A: Well, right now, Fredy’s about to go to Hollywood, which I’m excited about. I bet he’s going to get into some bigger trouble, though – he’s just been hired by a sketchy Australian politician to go find a guy in Kentucky (also excited about this) and bring him back to Australia. I don’t see that going very well. He left his girl and his son, so that’s gotta be sorted out, I predict for the better. And finally, he’s gotta get his non-feeling sorted out, which I think will happen, since the last book is called ‘Lazarus Unstuck.’
Q: Oh, I forgot to ask, how Australian is this book? You have some experience with Australia so talk about that.
A: That’s a crappy question. A little broad.
Q: Well, you didn’t finish the book.
A: Fair. Well, I don’t really know how to answer you. What I admire about Australian English is the low-form, how relaxed it can be, how fast people can talk and gaff and switch between them. It’s something I don’t recognize in English English or American English. Australian slang and Australian idiom is hard to separate and that’s a strength. Murray is all over that.
Murray’s Australia in Fredy is largely blue collar and it’s also very racist.
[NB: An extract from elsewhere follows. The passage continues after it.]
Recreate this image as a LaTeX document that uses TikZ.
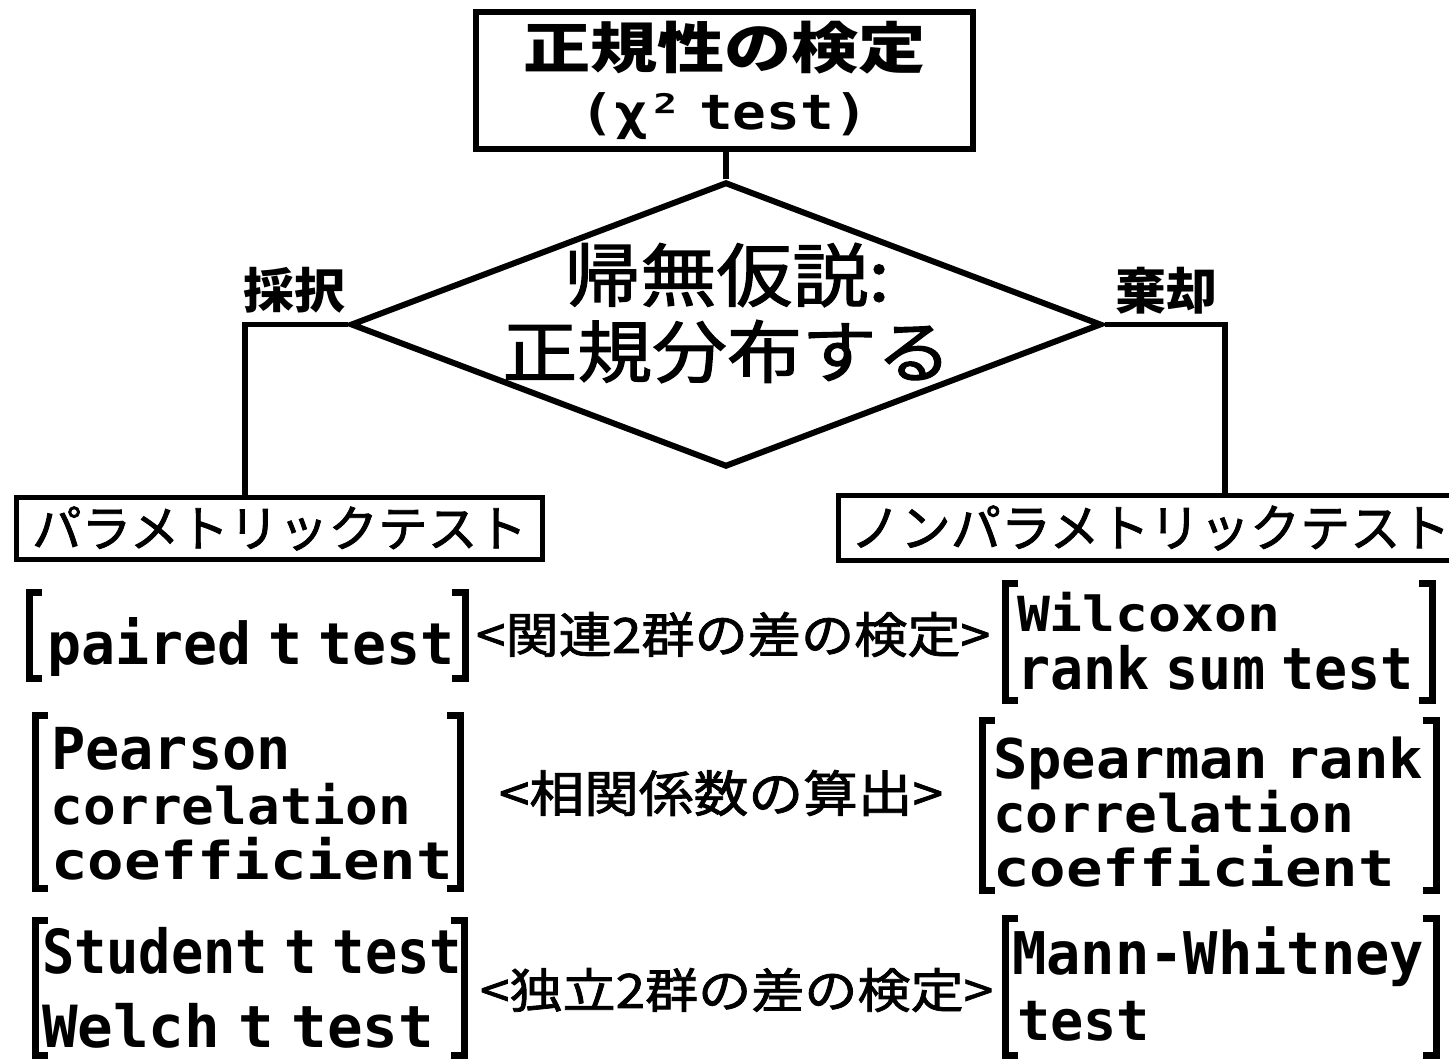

The people of Australia, having lost nearly an entire generation at Gallipoli are shoring up their ethnic identity in a gesture as exclusive as the Aryan mistake. So, Murray’s Australia is in fact just like everywhere else in that way and that’s his point of harping on it: “Guess what everybody, we’re all idiots and can’t think straight when it comes to ethnicity.”
The marvel is that he can generate a sense of place not through description of place but through activity of humans. Details are there to give you an atmospheric condition, but really, for Murray, places are defined by what people do there. Amazing.
Q: Should everybody read this book?
A: Yes? No? I don’t know. Really. Does everyone have the patience for this book? I don’t even have the patience for this book and I love it so far. How can I say? Is it worth reading, yes! Does that mean everyone should read it? I don’t think so.
EDIT: Clarification needs to be made. I misread the description of burning the Armenian women. The Germans did not burn these women – the event Fredy witnesses was part of the Armenian Genocide. Sorry!